Hammarskjold no quiso ser para sí mismo cuando se
dio por la paz de las naciones comparándose con un guijarro en la honda del
Dedo Divino de Quien estaba labrando su destino.
El infierno es el lugar donde el yo arde;
donde cada alma condenada es ella misma y, definidamente, lo que quiso ser. En
la descripción del infierno por Sartre, varias almas están hablando, cada una
de sus odios, sus penas, sus dolores, sus neurosis. Nadie escucha a nadie. No
tiene oídos para los problemas de los demás; sólo tienen boca para sus propios
odios. Cuando baja el telón, la última frase en la obra es: “El infierno es mi
semejante”. ¿Por qué el semejante?
Porque me pone un límite a mí. Está “ahí fuera”, frente a mí, desafiando mi
“mismo”.
El desconcierto en nuestra sociedad se debe
a un entrecruce de egoísmos individuales. El “yo quiero ser yo” lo apaga el
otro que electrónicamente también proclama “yo quiero ser yo”. ¿Qué cosa es
totalitarismo o estado esclavo? Es el dictador que se levanta y dice a todos
los hombres: a ninguno de ustedes les preocupa lo “nuestro”; el individualismo
de ustedes les está haciendo perder el juicio y haciendo perversa la sociedad.

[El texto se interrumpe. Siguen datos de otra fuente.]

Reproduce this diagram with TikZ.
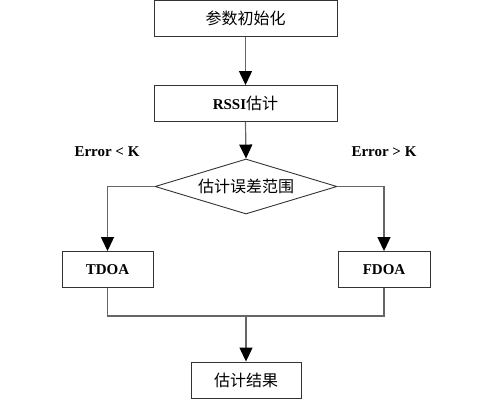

Voy a ser el perro pastor que mete a todos los egoístas en el redil. El caos
resultante de los egoísmos provoca así una reacción y la tonada popular se
convierte en “Yo quiero ser un dictador”, quiero ser un Hitler, un Stalin, un
Mussolini con el fin de hacer de ustedes egoístas seres conscientes del Estado,
de la sociedad, del bienestar general. El totalitarismo, en todas sus formas es
la organización forzosa de un caos creado por los egoístas que viven entonando
la canción “Yo quiero ser yo”.
¿Querría alguien en el mundo pensar en una
felicidad eterna en que uno es tan sólo la continuidad del yo? ¿Habría algo más
agobiante? La verdad es que tan pronto como uno comulga con su propio corazón y
la realidad penetra ese espectro de fracasos y frustraciones y sensación de
culpabilidad, tiene uno entonces el deseo de ser alguien más. ¡Cuán pocos
después de una larga vida creen realmente que el “yo” puede soportar el
escrutinio de la hora de la muerte! Una cosa es conocerse a sí mismo y otra muy
distinta perfeccionarse a sí mismo dándose los unos a los otros. La felicidad no
es “Yo quiero ser yo”, sino “Yo quiero ser Tú, oh Dios”. La verdadera paz está
en el desprendimiento de sí mismo. Con harta frecuencia en la vida detestamos
lo que deseábamos tener cuando lo logramos, tal como Judas devolvió las 30
monedas de plata.
La felicidad es “no mi voluntad sino que se haga la Tuya, Oh
Señor”. Entonces me hago en verdad yo mismo, así como el lápiz lo es cuando
escribe y no cuando sirva para abrir una lata de tomates.